As a search guy, I think of data as something to exploit in order to solve some business objective, with a focus on moving data along the axis of data becoming information in order to facilitate understanding.
This week I had the opportunity to finally visit Austin, TX, a city Ive been hearing great things about, when I attended the Enterprise Data World conference.
I was a bit of an oddball at the conference, since the focus was very much on the state of your data, and much less on the exploitation of your data to drive your business. However, the primary concern of the data folks is to make data as perfect as possible, in and off itself, with the idea that the rest of it comes out of that naturally. I see a list of mailing addresses and think “Hey, can we figure out which cities are represented the most?”. Whereas a data person is focused more on “here is a list of addresses, are they accurate and up to date?”. As someone who deals with messy data, I applaud folks who try to fix it, though it seems like a sissyphean task!

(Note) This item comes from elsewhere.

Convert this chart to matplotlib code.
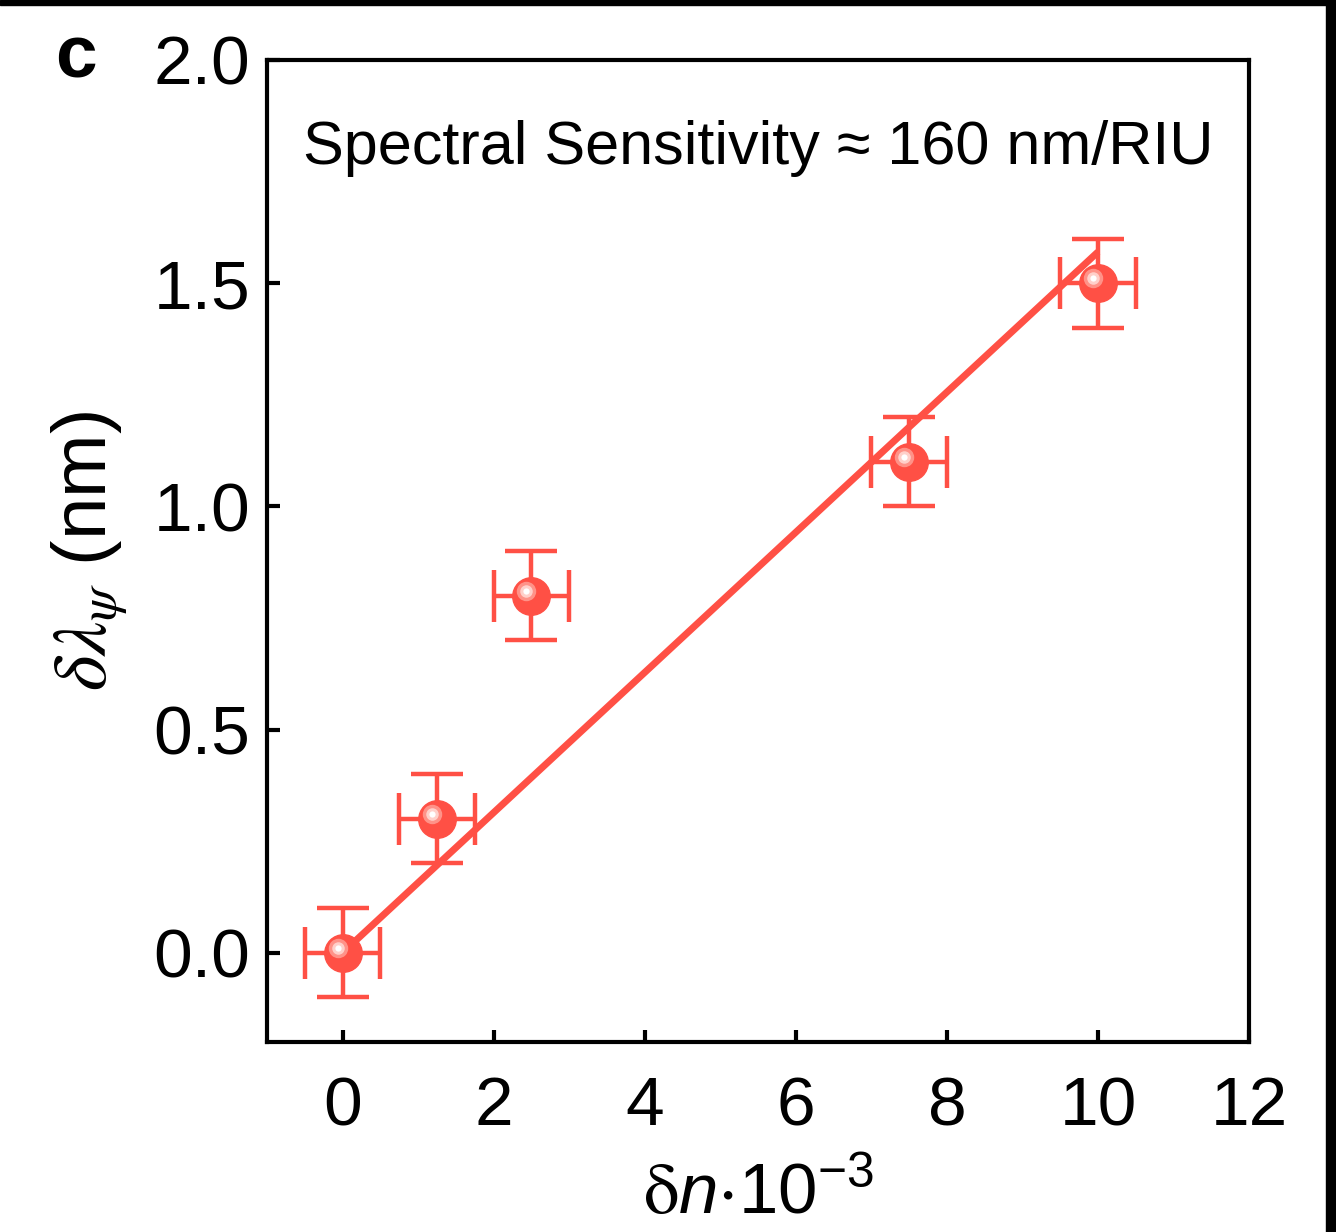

My talk was on GPSN, a search engine for Chinese patents run by the USPTO, and while the audience was small, I had some wonderful questions at the end, and the discussion turned to eDiscovery, and what is preventing many of the concepts that have been so successful in eDiscovery from spreading to other areas of search. I didnt catch the name of the woman who brought up eDiscovery, but she had some great ideas, and I appreciated the discussion. My slides, for some reason, didnt show up on the website, so Ive posted the PDF of them on Slideshare:
In talking to other attendees, I saw a difference between the world I normally operate in and the world of most of the other attendees operate in is that most of my data is very messy and I am focusing on massaging that messy data to pull out some reasonable metadata that gives me more structure, and thus move my data along the axis to the “information” stage. Whereas the concerns of most of the attendees isnt to extract metadata, but instead to corral all the various forms of what is fairly structured data into one cohesive whole. They are often drowning in too much metadata! Hence topics like Master Data Management came up frequently. In search we typically just throw it all into a single index, and let the queries sort it out! The level of care and detail to curating all the data isnt normally part of the scope of work.
A couple of other things jumped out at me. I attended the panel Enterprise Semantics: Can Smarter Data Really Add Value? to see if the Semantic Web has become any easier to use. I shuddered when one of the panelists, when asked about success stories, listed some companies who “went all in on semantic web technologies”. There remains no reasonable path, in general, for folks to put their toe into semantic web, and then gradually adopt it. It remains an all or nothing proposition. There is amazing things we could do if we had better understanding of what people are asking for, but there isnt any reasonable path forward. And yes, Siri is great example of semantics being applied. But most companies are not Apple! I remain interested in seeing if some of the efforts like Schema.org lower the barrier to using semantic technologies.
The other session that I really enjoyed was MDM: Master Data Management or Massive Data Mistake?. While the end of it was a marketing pitch for EnterpriseWeb, the focus of the talk was on the fact that the world is not a static place. And yet, many of the approaches that we have for dealing with complexity attempts to push the world into a more static place. As Jason Bloomberg (@TheEbizWizard) put it, we define contracts between systems. We come up with DTDs. Ideally everything is very flexible, but building something in a very flexible manner is expensive. Expensive to test. Expensive to code. Expensive to think about! His solution is something they call “Extreme Late Binding” where every time a system interacts with another system, you look up all the schemas for your data, at that immediate time, and then use that to figure out your execution path. Think the goal processing logic of Ant, applied to data movements instead of compiling code. Weve been doing some Apache Camel work, and while powerful, I can see how at a certain point, the massive number of interactions causes everything to break down. This “extreme late binding” makes me think of HATEOS (or Hypermedia driven system) and he did confirm that much of the lookup logic in their product is based on HATEOS principles. What struck me about his talk was pointing out that the world is not static, and we whiteboard out systems as if they are. Search brings some very powerful tools to deal with the messiness of data.
Lastly I had a great conversation with a guy who does significant data work with McDonalds, and learned a lot about a company that I thought I knew about because I see the Golden Arches everywhere, but had no idea all that goes into making a hamburger and fries from a data perspective!
I think I got a bit on my soapbox about how we need to be able to put a “confidence” ranking on our data. A frequent issue that we see is that we have 1 batch of data that has lots of noise, but a couple of golden nuggets. Another batch of data is fairly clean, but fairly boring. Right now, when we return results, unless you are really familiar with the data, you dont know that the hits from the noisy datset may be much more suspect then the hits from the boring system. We need to have a confidence ranking on our results that tells our users, this result may be perfect, or a complete red herring! To get to this level of sophistication, we all need to become data people. Business users who are data savvy will succeed over those who just accept a report at face value.
Austin was a great city to host a conference, though I wish the hotel had been more centrally located. Really enjoyed me time there, and it was great to catch up with folks!